Thursday, March 06, 2008

Jackson Pollock


This Sunday, is the final installment in our Paint by the Spirit series. We may come back to it again. This week our artist is Jackson Pollock.

There are many interpretations that can be given to Pollock’s work. It is sometimes referred to as Abstract Expressionism (as opposed to Impressionism). It is said to be an expression of what was inside the artist. Pollock himself said, “Modern art to me is nothing more than the expression of contemporary aims of the age that we're living in.”

Pollock practiced an “all-over” style of distribution of line and color that prevented climactic emphasis on any one point.

Pollock’s paintings had no center and this may be his main message—that the age in which he lived lacked a center, a focal point.

Notice Pollock’s comments in this interview:

WW: Mr. Pollock, there's been a good deal of controversy and a great many comments have been made regarding your method of painting. Is there something you'd like to tell us about that?
JP: My opinion is that new needs need new techniques. And the modern artists have found new ways and new means of making their statements. It seems to me that the modern painter cannot express this age, the airplane, the atom bomb, the radio, in the old forms of the Renaissance or of any other past culture. Each age find it’s own technique.

WW: Mr. Pollock, the classical artists had a world to express and they did so by representing the objects in that world. Why doesn't the modern artist do the same thing?
JP: The modern artist is living in a mechanical age and we have a mechanical means of representing objects in nature such as the camera and photograph.
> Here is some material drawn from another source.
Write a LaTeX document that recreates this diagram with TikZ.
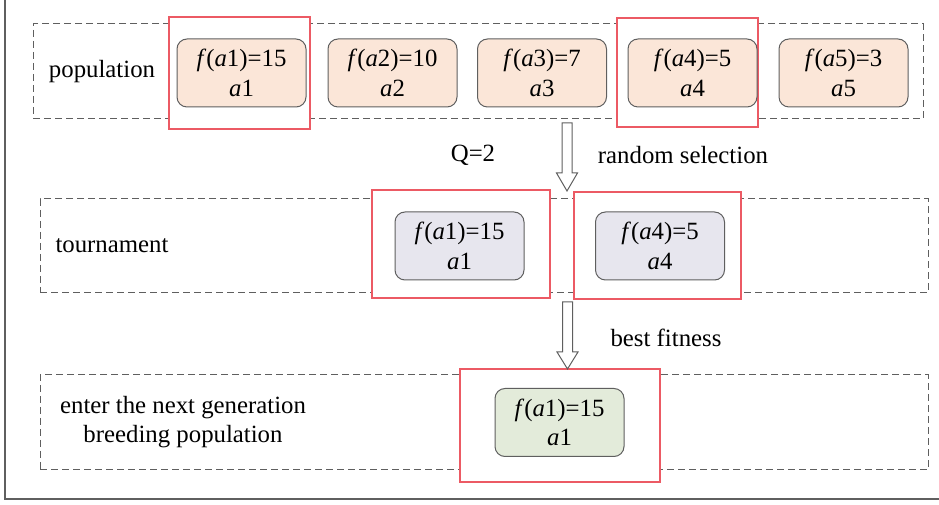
\documentclass[tikz,border=0pt]{standalone}
\usepackage{fontspec}
\setmainfont{Liberation Serif}
\usetikzlibrary{fit}
\definecolor{redline}{RGB}{236,90,100}
\definecolor{peach}{RGB}{251,230,216}
\definecolor{lav}{RGB}{231,230,238}
\definecolor{sage}{RGB}{227,235,218}
\definecolor{framegray}{RGB}{95,95,95}
\newcommand{\fsz}{\fontsize{18.6}{22}\selectfont}
\newcommand{\fv}[2]{\textit{f}(\textit{a}#1)=#2\\\textit{a}#1}
\tikzset{
  dashbox/.style={draw=framegray, dash pattern=on 5.25pt off 3pt, line width=0.75pt, inner sep=0pt},
  redbox/.style={draw=redline, fill=white, line width=0.9pt, inner sep=0pt},
  indiv/.style={draw=framegray, rounded corners=7.5pt, line width=0.75pt, minimum width=96.75pt, minimum height=51pt, align=center, font=\fsz, inner sep=0pt},
  lbl/.style={font=\fsz, align=center, inner sep=0pt},
  blockarrow/.style={draw=framegray, fill=white, line width=0.75pt, line join=miter},
  outerline/.style={draw=framegray, line width=1.1pt}
}
\begin{document}
\begin{tikzpicture}[x=0.75pt,y=-0.75pt]
\useasboundingbox (0,0) rectangle (939,505);
% outer frame (left and bottom)
\draw[outerline] (5,0) -- (5,499) -- (939,499);
% dashed rows
\node[dashbox, fit={(33,24) (923,119)}] (poprow) {};
\node[dashbox, fit={(40,199) (928,293)}] (tourrow) {};
\node[dashbox, fit={(40,375) (928,470)}] (nextrow) {};
% red highlight boxes
\node[redbox, fit={(169,17) (310,129)}] (r1) {};
\node[redbox, fit={(617,18) (758,127)}] (r4) {};
\node[redbox, fit={(372,190) (550,298)}] (t1) {};
\node[redbox, fit={(574,192) (741,299)}] (t4) {};
\node[redbox, fit={(460,369) (660,482)}] (b1) {};
% population individuals
\node[indiv, fill=peach] (p1) at (241.5,73) {\fv{1}{15}};
\node[indiv, fill=peach] (p2) at (392.5,73) {\fv{2}{10}};
\node[indiv, fill=peach] (p3) at (542,73) {\fv{3}{7}};
\node[indiv, fill=peach] (p4) at (692.5,73) {\fv{4}{5}};
\node[indiv, fill=peach] (p5) at (843.5,73) {\fv{5}{3}};
% tournament individuals
\node[indiv, fill=lav] (q1) at (459.5,246) {\fv{1}{15}};
\node[indiv, fill=lav] (q4) at (660,246) {\fv{4}{5}};
% next generation
\node[indiv, fill=sage] (n1) at (559.5,422.5) {\fv{1}{15}};
% labels
\node[lbl] (lpop) at (102,72) {population};
\node[lbl] (ltour) at (112,246) {tournament};
\node[lbl] (lnext) at (183,422) {enter the next generation\\breeding population};
\node[lbl] (lq) at (473,155) {Q=2};
\node[lbl] (lrand) at (683,155) {random selection};
\node[lbl] (lbest) at (666,338) {best fitness};
% block arrows
\coordinate (a1top) at (567,123);
\coordinate (a2top) at (567.5,302);
\draw[blockarrow] (a1top) ++(-5,0) -- ++(0,50) -- ++(-5.5,0) -- ++(10.5,18) -- ++(10.5,-18) -- ++(-5.5,0) -- ++(0,-50) -- cycle;
\draw[blockarrow] (a2top) ++(-5,0) -- ++(0,50) -- ++(-5.5,0) -- ++(10.5,17) -- ++(10.5,-17) -- ++(-5.5,0) -- ++(0,-50) -- cycle;
\end{tikzpicture}
\end{document}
The modern artist, it seems to me, is working and expressing an inner world -- in other words -- expressing the energy, the motion, and other inner forces.

WW: Would it be possible to say that the classical artist expressed his world by representing the objects, whereas the modern artist expresses his world by representing the effects the objects have upon him?
JP: Yes, the modern artist is working with space and time, and expressing his feelings rather than illustrating.

I think Pollock was painting what WB Yeats wrote in The Second Coming.

National Gallery of Art site concerning "Lavender Mist"

Good article and several works here.

Our Scripture for Sunday is Psalm 46.

The worship bulletin for Sunday is here.

2 comments:

Michy said...

Hi, Richard--

Although I had to miss this past Sunday's service, I had a question about something from the previous Sunday's service [specifically, about the Mary Cassatt media slideshow]: What was the name of the song (& the artist?) used for that?? It sounded like it might have been Carole King...?

Thanks.

--Michele S. Frederick

Richard Jones said...

Yes, it was Carol King and the song is called "Child of Mine". I just found the video on youtube.